すべての人財データを同じプラットフォーム上で管理(一元管理)できること。すなわち、継続的なデータ収集、欲しい情報へのスムーズなアクセス、各種の集計・分析・フィルタリングなどが可能な人財データベース基盤の構築が必要不可欠です。「人的資本経営」、「人的資本の情報開示」に必須の人財データベース基盤を導入する際踏まえておかなければいけない点については、以下の資料も参考になるはずです。

▶︎ 電子書籍 | スモールスタートの人事システムを避けるべき3つの理由

 

5. データ利用のための仕組み整備+求められるデータの活用力

人的資本の意味や注目されるようになった背景、人的資本経営、人的資本に関する情報開示のポイントについて解説してきました。世界的な流れと、政策にまで「人への投資」が盛り込まれた国内の状況を鑑みれば、すべての企業にとって人的資本経営への取り組みと情報開示は、避けては通れない巨大なテーマだといえるでしょう。

繰り返しとなりますが、人的資本経営も、人的資本に関する情報の開示も、開示のためのデータ収集も、目的化されるべきではありません。真の目的は、投資家から選ばれる企業になること、あるいはステークホルダーから高く評価してもらうことにあります。そのための手段として、経営戦略と人財戦略を連動させた人的資本経営を推進し、経営の実態と成果を情報として開示していくことが求められているのです。

単に人的資本に関する情報を開示するだけなら、これまで通り特定業務に特化したシステム(ポイントソリューション)を用い、それらのシステムで抽出できる限定的な範囲の人財データを活用すれば十分かも知れません。しかし、データの分析結果を自社の人財戦略の源にすることや、投資家やステークホルダーからの信頼を得ることを考えれば、正確かつリアルタイム性の高いデータベースを準備しなければなりません。そこで必要となるのが、統合人財基盤の構築なのです。

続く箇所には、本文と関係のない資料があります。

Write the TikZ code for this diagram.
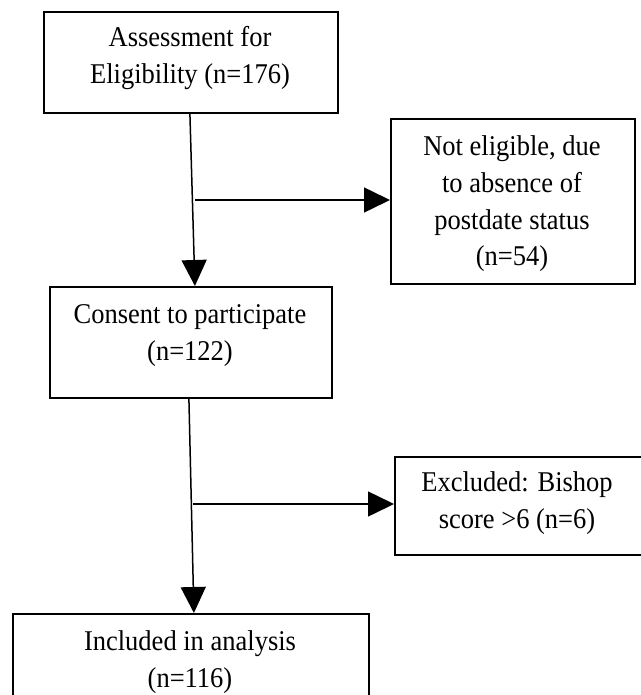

企業理念から人財戦略までの一気通貫、効果的な人財戦略の策定と実行、説得力のある情報開示などを実現するためには、以下の4つの仕組みを満たしている人財データベースの整備が不可欠となります。

データ 分析・レポート 人的資本+α 戦略的人事
業務を通じて人的資本に関するデータが自然と溜まり続ける仕組み リアルタイムに見たい軸で分析・レポート可能な仕組み 人的資本+αの情報も多角的に分析可能な仕組み 戦略的な人事になれるための仕組み(オペレーティブな業務からの解放可能な仕組み)

注意しなければならないのは、データはあくまでもデータに過ぎない、という点です。人財データベースが収集・蓄積するデータを、どう活用するか、という視点を忘れてはなりません。さまざまなデータを、いかにして経営戦略と人事戦略の連携=人的資本経営のために活用するか。多様なデータを使って、人的資本経営の成果や自社の独自性をいかにして開示しアピールするのか。そうした活用力・実行力が重要となってくるのです。